Debt as a percentage of GDP
Right wing politicians and their newspapers like to present a country’s finances a bit like a household budget. In an anti-Labour jibe, Tory prime minister Margaret Thatcher famously put it like this, “Someone has to add up the figures. Every business has to do it. Every housewife has to do it. Every government should do it.”
The implication is that high spending inevitably leads to unmanageable debts and crisis. But lending and debt have always been an indispensable part of the capitalist system. No mills or factories would have been built during the Industrial Revolution without lending on a huge scale—with the money from plundering the colonies.
Today, when a firm wants to expand production it borrows from banks, private equity funds or from shareholders in the expectation of greater profits to come.
When capitalists demand new and costly infrastructure—such as motorways and railway lines—the state is expected to borrow on the markets to pay for them.
Capitalism runs on business cycles. So there are always times when the state’s outgoings are greater than its income and it has to borrow or be unable to perform vital functions.
In times of relatively low economic growth and profitability, truly enormous state debts can accrue. But the state in capitalist society is such a large debtor that it barely matters how much it owes—just so long as the market and the bankers think it is capable of making repayments.
Take Japan, for example. Its public debt is estimated at £7.7 trillion, or 266 percent of its total GDP output. That is the highest debt ratio of any country in the developed world. But because no economist thinks Japan is soon likely to default, almost no one thinks this is a crisis. Those saying managing a country’s finances is like running a household budget, should ask their bank if it would allow an overdraft of almost three times their salary. In recent years interest rates have been so low and money so easily available that both firms and states have racked up very sizeable debts.
The quantitative easing programmes that followed the 2008 financial crash were attempts by governments across the world to fire up demand. Vast sums of money were printed and flowed into the economy in a form of state borrowing. But the scale of those interventions has led to a huge speculative bubble that could burst at any time. Firms that are laden with debt often have an artificially high market value, and the price of assets, such as property, have also spiralled.

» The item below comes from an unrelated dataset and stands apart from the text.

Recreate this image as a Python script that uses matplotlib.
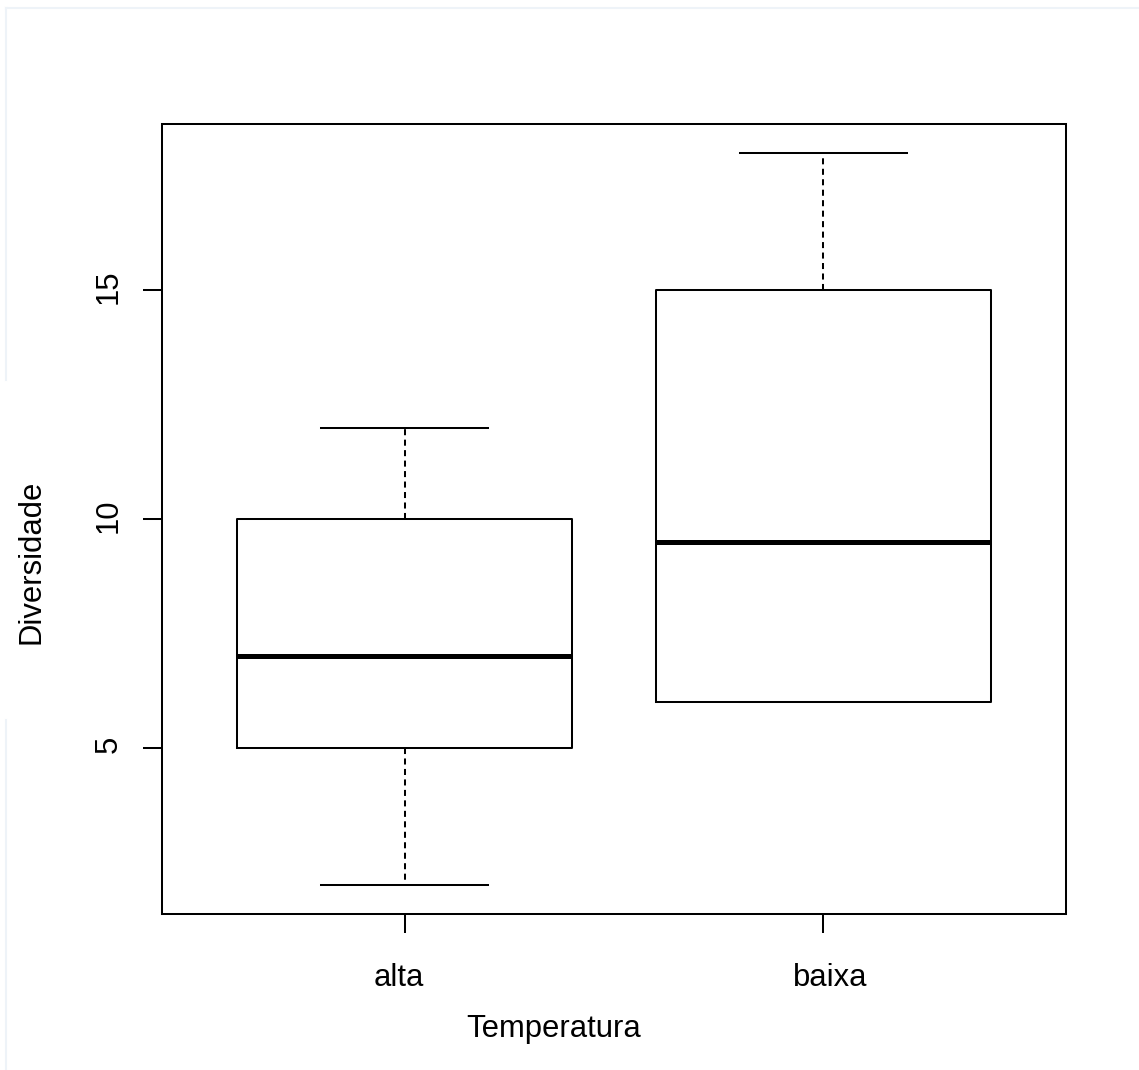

Marx talked about this kind of money as “fictitious capital”—fictitious because it no longer bore any resemblance to the state of the “real economy” and production. The resulting credit bubble is now having a devastating effect on capitalism.
In China, the huge boom in property prices is already coming crashing down—with the only question being just how hard the landing will be. This bursting bubble will not only hit bankers and financial speculators. Some ordinary people have invested their retirement savings in new apartments and offices, hoping rising prices will mean that in the future they can afford to stop work. But this year prices for new homes in 70 Chinese cities fell by 1.3 percent.
They have fallen in each of the 12 months since the giant property developer Evergrande admitted it could no longer pay its debts. That price drop is now grinding down China’s economic growth from 8.1 percent last year to just 2.8 percent in 2022.
Now the problem is spreading from China to affect the whole world economy. What the crisis of fictitious capital reveals is that debt plays a contradictory role for the system. It is both vital to its expansion and at the same time part of its downfall.